### Records with drawing code
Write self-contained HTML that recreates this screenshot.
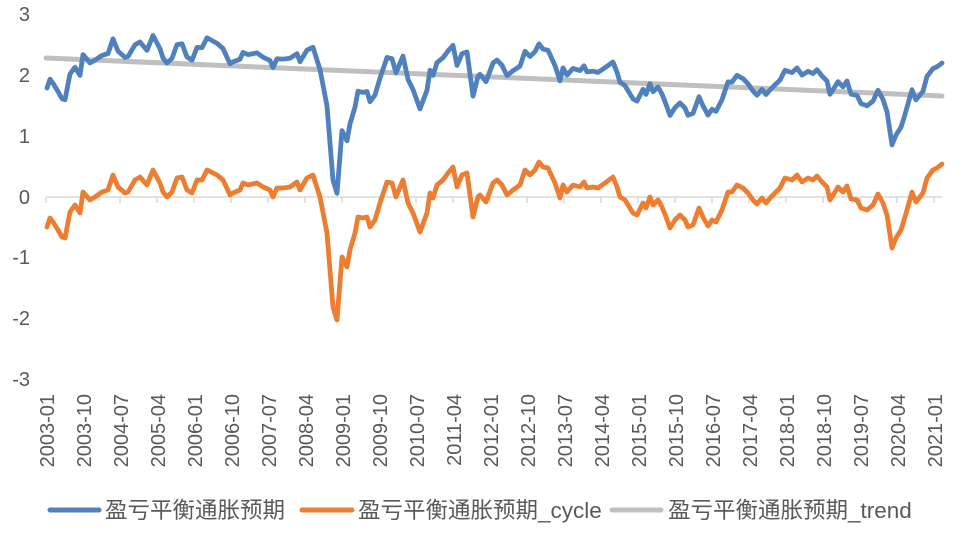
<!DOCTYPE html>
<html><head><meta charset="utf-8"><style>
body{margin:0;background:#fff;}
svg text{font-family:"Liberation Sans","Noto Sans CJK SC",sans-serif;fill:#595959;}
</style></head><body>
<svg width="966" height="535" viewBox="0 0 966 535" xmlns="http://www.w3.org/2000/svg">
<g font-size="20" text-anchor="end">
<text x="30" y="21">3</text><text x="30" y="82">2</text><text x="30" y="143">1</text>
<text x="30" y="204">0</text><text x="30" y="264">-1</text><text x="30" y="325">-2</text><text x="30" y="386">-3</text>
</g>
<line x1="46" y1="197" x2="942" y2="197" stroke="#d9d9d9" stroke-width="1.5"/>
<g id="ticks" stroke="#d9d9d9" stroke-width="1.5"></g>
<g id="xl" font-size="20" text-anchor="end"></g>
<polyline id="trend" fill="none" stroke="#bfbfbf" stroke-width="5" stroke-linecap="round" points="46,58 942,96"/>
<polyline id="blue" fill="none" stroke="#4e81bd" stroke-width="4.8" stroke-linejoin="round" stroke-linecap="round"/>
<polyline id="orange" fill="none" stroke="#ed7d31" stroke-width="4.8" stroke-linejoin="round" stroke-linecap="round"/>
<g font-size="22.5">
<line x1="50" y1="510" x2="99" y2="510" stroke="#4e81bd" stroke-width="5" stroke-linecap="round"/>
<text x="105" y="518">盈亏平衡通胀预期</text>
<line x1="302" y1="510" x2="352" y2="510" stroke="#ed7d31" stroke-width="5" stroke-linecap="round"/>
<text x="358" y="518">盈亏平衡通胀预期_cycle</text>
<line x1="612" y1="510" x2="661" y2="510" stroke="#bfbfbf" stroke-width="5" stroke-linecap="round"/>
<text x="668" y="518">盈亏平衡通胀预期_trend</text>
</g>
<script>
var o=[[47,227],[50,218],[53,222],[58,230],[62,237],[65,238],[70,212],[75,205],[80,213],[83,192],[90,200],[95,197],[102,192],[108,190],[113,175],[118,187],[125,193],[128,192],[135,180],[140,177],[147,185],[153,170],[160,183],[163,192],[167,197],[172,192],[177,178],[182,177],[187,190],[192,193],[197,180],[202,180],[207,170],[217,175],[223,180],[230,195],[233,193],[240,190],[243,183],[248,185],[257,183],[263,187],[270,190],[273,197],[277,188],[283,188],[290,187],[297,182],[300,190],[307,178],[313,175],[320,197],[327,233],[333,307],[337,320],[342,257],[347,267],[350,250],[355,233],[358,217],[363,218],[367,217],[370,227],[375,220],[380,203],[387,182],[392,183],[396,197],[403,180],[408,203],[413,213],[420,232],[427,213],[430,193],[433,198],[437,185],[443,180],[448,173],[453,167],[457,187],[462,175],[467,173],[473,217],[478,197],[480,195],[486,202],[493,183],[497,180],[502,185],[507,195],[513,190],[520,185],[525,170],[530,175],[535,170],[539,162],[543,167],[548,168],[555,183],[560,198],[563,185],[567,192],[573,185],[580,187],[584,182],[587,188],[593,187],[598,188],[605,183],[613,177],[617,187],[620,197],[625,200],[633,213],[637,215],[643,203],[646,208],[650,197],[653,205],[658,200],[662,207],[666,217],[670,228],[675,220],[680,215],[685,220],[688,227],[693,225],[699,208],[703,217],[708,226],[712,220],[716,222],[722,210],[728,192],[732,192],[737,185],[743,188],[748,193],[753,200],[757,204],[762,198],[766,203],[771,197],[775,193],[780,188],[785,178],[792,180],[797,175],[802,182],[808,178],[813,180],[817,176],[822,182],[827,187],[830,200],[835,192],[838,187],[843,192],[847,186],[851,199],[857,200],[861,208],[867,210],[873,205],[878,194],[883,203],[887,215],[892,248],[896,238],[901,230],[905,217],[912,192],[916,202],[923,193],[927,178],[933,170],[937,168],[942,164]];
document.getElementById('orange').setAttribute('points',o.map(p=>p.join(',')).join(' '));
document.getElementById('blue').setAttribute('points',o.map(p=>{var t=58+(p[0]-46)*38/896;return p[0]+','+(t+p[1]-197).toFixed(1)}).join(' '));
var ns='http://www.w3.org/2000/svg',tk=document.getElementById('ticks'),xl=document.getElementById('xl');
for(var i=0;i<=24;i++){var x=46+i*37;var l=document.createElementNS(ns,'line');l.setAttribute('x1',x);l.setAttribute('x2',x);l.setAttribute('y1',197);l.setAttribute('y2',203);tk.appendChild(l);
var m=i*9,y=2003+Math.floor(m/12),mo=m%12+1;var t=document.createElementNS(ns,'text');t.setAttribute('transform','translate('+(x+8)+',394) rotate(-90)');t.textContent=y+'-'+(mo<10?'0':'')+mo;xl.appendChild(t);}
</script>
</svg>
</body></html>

---

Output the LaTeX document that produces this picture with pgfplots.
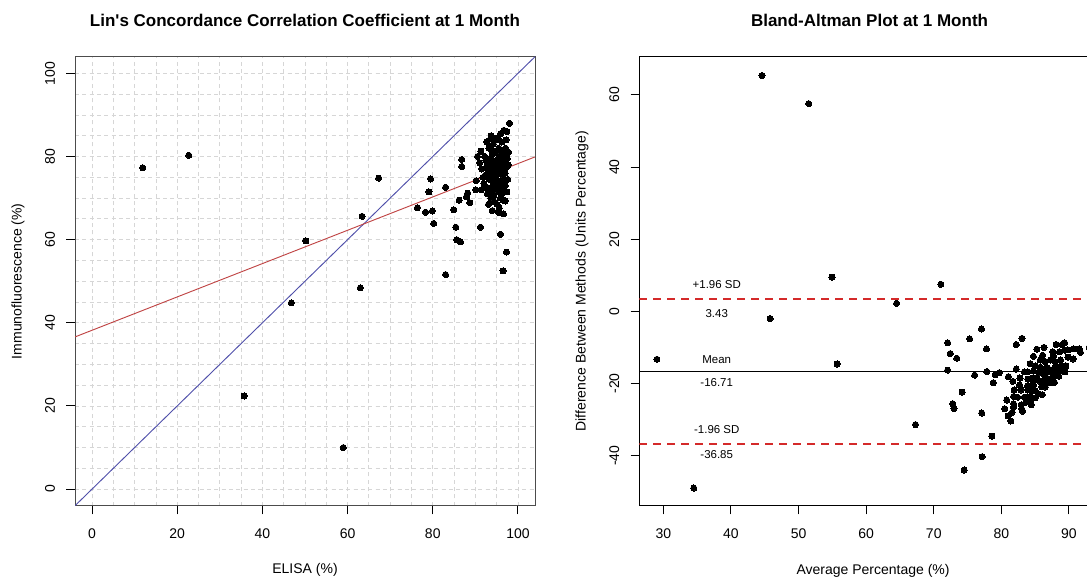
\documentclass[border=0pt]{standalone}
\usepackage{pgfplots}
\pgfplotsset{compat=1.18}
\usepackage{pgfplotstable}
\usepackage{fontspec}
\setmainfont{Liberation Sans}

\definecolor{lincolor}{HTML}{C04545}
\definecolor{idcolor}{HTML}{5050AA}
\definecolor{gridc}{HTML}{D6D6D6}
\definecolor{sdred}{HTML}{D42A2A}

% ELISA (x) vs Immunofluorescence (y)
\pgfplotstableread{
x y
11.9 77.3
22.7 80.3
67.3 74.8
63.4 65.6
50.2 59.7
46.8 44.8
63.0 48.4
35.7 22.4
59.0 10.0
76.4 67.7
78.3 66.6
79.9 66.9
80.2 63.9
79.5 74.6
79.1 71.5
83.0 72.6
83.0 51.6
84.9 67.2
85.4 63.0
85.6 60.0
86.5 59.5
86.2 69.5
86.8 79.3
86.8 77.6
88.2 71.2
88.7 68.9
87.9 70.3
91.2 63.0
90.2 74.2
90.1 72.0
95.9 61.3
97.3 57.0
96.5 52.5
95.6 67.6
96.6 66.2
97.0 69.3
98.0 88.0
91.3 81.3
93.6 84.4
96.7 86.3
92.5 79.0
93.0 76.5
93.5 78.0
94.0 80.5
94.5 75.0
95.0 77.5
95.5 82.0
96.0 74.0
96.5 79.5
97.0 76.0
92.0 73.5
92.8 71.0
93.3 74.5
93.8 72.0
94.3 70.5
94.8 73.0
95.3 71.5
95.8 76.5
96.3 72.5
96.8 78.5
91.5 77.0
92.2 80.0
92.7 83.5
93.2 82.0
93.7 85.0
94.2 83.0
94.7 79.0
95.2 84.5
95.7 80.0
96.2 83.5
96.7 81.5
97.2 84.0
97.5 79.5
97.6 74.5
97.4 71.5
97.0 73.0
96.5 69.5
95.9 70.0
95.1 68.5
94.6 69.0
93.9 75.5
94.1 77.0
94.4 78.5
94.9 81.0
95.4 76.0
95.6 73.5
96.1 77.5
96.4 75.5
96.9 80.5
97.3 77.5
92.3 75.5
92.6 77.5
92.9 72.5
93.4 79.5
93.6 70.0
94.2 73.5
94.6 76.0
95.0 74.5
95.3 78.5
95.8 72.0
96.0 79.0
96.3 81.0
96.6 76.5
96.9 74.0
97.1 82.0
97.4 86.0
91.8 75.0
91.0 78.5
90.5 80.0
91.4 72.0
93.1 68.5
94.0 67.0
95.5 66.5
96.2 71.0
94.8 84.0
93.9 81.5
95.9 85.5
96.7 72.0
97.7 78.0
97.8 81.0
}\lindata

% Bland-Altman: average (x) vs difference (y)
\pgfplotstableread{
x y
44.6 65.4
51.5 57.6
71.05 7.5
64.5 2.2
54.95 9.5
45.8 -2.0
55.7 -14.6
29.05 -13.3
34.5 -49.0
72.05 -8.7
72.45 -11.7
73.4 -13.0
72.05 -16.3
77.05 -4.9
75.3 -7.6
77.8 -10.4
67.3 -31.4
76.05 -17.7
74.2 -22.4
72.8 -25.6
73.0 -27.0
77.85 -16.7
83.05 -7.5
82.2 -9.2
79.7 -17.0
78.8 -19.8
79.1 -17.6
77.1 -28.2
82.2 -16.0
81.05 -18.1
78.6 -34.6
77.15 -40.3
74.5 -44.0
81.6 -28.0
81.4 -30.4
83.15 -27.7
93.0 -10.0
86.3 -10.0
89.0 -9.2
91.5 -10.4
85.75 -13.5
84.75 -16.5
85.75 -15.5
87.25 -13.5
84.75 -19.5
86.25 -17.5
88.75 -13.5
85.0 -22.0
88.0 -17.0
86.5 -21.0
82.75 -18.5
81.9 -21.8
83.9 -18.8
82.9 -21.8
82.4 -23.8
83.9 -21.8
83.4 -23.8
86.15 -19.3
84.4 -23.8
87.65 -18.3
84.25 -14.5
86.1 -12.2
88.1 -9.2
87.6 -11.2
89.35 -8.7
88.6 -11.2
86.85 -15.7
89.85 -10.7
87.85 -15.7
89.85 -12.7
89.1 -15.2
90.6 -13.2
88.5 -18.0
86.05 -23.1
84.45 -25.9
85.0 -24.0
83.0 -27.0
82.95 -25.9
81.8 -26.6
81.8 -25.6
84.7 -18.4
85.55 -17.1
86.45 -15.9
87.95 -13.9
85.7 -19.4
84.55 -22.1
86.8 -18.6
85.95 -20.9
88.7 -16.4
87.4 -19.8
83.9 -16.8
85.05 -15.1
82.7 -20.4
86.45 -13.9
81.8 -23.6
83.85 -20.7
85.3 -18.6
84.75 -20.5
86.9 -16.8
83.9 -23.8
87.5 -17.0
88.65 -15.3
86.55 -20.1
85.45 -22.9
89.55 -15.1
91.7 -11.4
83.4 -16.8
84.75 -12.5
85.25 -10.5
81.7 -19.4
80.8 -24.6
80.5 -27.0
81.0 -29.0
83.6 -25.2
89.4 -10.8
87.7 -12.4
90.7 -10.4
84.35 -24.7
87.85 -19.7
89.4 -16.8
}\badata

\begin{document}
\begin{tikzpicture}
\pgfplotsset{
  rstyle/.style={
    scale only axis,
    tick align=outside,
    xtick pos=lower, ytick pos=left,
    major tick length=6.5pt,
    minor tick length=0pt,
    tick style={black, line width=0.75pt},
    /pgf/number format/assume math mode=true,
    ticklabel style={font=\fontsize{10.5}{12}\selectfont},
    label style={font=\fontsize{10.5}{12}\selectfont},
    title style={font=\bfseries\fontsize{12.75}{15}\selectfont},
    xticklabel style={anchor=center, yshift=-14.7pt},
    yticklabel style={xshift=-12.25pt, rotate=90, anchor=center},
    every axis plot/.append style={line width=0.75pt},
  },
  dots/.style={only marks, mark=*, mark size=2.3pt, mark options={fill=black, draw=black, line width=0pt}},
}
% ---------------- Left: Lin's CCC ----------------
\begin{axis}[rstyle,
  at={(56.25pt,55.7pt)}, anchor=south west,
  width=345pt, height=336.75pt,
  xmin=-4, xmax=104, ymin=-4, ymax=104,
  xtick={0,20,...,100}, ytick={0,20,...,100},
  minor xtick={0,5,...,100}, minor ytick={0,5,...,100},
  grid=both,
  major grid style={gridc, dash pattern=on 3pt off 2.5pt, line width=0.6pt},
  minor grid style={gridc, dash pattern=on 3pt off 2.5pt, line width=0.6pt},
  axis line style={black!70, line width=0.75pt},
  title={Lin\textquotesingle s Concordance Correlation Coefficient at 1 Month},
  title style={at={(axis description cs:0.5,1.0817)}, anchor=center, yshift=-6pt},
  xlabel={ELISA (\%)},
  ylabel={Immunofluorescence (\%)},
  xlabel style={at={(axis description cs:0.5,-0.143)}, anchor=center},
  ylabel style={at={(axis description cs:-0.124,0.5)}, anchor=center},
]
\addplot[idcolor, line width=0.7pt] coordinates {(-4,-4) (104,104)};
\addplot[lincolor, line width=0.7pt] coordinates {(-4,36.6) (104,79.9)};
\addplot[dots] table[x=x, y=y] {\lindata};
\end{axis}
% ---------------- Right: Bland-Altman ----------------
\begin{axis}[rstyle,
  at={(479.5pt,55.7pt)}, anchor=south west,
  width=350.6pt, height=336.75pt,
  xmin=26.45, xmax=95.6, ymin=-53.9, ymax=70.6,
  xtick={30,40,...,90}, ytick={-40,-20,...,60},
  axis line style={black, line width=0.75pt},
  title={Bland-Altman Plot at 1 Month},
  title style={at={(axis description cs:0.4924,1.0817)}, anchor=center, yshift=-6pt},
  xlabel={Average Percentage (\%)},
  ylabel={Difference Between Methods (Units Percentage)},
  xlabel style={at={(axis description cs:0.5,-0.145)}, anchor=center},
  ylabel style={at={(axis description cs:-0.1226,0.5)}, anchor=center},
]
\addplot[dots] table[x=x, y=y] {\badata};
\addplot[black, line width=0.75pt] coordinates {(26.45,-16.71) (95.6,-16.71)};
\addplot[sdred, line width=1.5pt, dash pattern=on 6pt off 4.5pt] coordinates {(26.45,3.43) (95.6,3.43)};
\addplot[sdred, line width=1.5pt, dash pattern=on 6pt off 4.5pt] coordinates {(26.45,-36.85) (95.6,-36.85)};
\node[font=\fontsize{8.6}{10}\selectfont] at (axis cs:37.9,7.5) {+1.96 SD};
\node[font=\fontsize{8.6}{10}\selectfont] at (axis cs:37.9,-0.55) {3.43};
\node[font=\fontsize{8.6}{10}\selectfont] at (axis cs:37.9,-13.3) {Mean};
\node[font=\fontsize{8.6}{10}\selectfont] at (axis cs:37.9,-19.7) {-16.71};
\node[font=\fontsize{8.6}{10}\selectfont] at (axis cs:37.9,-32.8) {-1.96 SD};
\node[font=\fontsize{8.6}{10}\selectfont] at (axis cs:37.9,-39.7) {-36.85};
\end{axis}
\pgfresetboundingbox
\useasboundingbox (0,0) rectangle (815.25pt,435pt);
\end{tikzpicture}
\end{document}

### Stated problem
Identify each line of the material where the word "that" shows up, and copy it.

### Finished exercise
Write self-contained HTML that recreates this screenshot.
Output the LaTeX document that produces this picture with pgfplots.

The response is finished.